--- Begin Listed entries ---

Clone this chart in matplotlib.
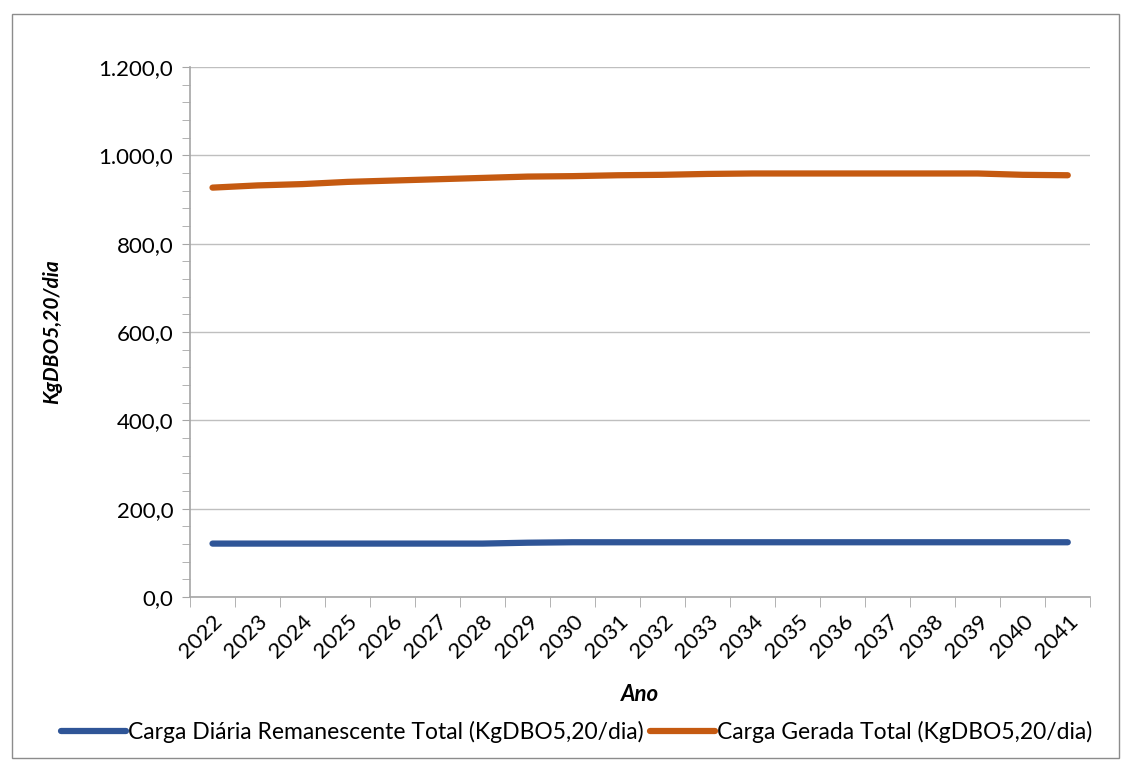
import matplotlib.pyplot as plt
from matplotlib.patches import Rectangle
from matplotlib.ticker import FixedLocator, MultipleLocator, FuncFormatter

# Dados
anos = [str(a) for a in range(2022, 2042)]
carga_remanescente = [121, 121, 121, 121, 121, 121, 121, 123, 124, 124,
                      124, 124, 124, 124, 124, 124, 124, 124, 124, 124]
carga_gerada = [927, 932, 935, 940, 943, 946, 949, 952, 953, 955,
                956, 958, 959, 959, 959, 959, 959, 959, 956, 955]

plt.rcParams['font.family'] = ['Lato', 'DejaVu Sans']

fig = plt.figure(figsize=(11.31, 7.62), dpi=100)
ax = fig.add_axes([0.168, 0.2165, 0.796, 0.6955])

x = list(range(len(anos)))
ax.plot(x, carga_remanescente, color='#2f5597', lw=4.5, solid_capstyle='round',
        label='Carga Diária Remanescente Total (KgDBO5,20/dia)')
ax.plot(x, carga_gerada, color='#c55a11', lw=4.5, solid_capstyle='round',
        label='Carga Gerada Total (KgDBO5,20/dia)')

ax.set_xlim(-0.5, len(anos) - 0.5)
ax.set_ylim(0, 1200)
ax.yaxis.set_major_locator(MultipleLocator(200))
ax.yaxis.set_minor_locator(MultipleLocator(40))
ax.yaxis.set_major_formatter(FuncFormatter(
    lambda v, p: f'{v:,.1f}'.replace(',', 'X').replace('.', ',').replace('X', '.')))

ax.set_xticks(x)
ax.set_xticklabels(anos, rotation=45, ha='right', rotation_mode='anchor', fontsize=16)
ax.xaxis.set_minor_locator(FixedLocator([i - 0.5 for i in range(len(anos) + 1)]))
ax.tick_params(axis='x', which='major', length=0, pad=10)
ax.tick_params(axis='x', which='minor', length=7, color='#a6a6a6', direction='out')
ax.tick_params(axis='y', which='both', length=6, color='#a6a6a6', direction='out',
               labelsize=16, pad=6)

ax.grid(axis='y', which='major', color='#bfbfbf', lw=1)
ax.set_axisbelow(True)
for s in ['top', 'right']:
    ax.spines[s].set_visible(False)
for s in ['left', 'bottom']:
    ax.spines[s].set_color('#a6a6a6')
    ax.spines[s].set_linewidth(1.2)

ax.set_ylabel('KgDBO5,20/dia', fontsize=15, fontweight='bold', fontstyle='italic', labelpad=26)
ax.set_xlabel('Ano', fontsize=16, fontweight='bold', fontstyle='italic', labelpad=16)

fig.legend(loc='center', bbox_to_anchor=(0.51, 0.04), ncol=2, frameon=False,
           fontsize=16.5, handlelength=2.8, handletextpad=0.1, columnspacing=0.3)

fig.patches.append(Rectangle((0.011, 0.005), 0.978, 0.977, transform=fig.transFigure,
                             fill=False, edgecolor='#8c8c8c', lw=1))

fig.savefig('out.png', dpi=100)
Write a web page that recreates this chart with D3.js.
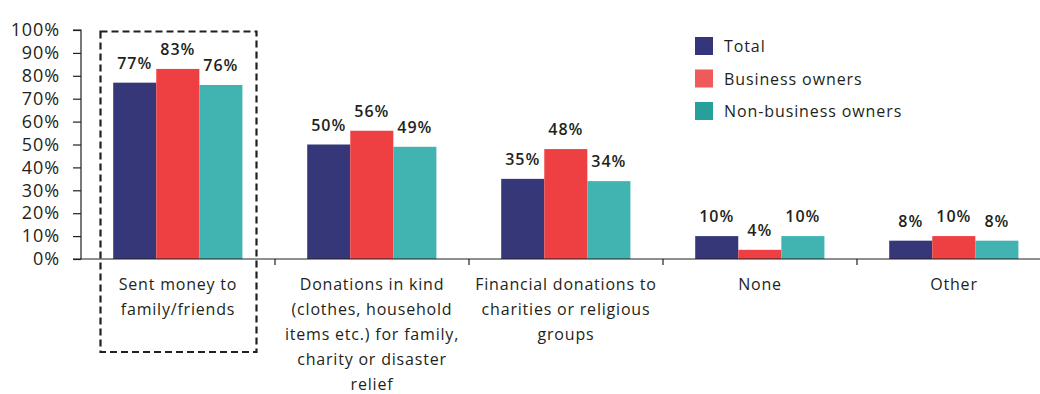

--- End Listed entries ---

■ **Exercise directions**: Each line of the material must be retyped exactly, except that images are omitted.

■ **Answer to the exercise**:
Clone this chart in matplotlib.
import matplotlib.pyplot as plt
from matplotlib.patches import Rectangle
from matplotlib.ticker import FixedLocator, MultipleLocator, FuncFormatter

# Dados
anos = [str(a) for a in range(2022, 2042)]
carga_remanescente = [121, 121, 121, 121, 121, 121, 121, 123, 124, 124,
                      124, 124, 124, 124, 124, 124, 124, 124, 124, 124]
carga_gerada = [927, 932, 935, 940, 943, 946, 949, 952, 953, 955,
                956, 958, 959, 959, 959, 959, 959, 959, 956, 955]

plt.rcParams['font.family'] = ['Lato', 'DejaVu Sans']

fig = plt.figure(figsize=(11.31, 7.62), dpi=100)
ax = fig.add_axes([0.168, 0.2165, 0.796, 0.6955])

x = list(range(len(anos)))
ax.plot(x, carga_remanescente, color='#2f5597', lw=4.5, solid_capstyle='round',
        label='Carga Diária Remanescente Total (KgDBO5,20/dia)')
ax.plot(x, carga_gerada, color='#c55a11', lw=4.5, solid_capstyle='round',
        label='Carga Gerada Total (KgDBO5,20/dia)')

ax.set_xlim(-0.5, len(anos) - 0.5)
ax.set_ylim(0, 1200)
ax.yaxis.set_major_locator(MultipleLocator(200))
ax.yaxis.set_minor_locator(MultipleLocator(40))
ax.yaxis.set_major_formatter(FuncFormatter(
    lambda v, p: f'{v:,.1f}'.replace(',', 'X').replace('.', ',').replace('X', '.')))

ax.set_xticks(x)
ax.set_xticklabels(anos, rotation=45, ha='right', rotation_mode='anchor', fontsize=16)
ax.xaxis.set_minor_locator(FixedLocator([i - 0.5 for i in range(len(anos) + 1)]))
ax.tick_params(axis='x', which='major', length=0, pad=10)
ax.tick_params(axis='x', which='minor', length=7, color='#a6a6a6', direction='out')
ax.tick_params(axis='y', which='both', length=6, color='#a6a6a6', direction='out',
               labelsize=16, pad=6)

ax.grid(axis='y', which='major', color='#bfbfbf', lw=1)
ax.set_axisbelow(True)
for s in ['top', 'right']:
    ax.spines[s].set_visible(False)
for s in ['left', 'bottom']:
    ax.spines[s].set_color('#a6a6a6')
    ax.spines[s].set_linewidth(1.2)

ax.set_ylabel('KgDBO5,20/dia', fontsize=15, fontweight='bold', fontstyle='italic', labelpad=26)
ax.set_xlabel('Ano', fontsize=16, fontweight='bold', fontstyle='italic', labelpad=16)

fig.legend(loc='center', bbox_to_anchor=(0.51, 0.04), ncol=2, frameon=False,
           fontsize=16.5, handlelength=2.8, handletextpad=0.1, columnspacing=0.3)

fig.patches.append(Rectangle((0.011, 0.005), 0.978, 0.977, transform=fig.transFigure,
                             fill=False, edgecolor='#8c8c8c', lw=1))

fig.savefig('out.png', dpi=100)
Write a web page that recreates this chart with D3.js.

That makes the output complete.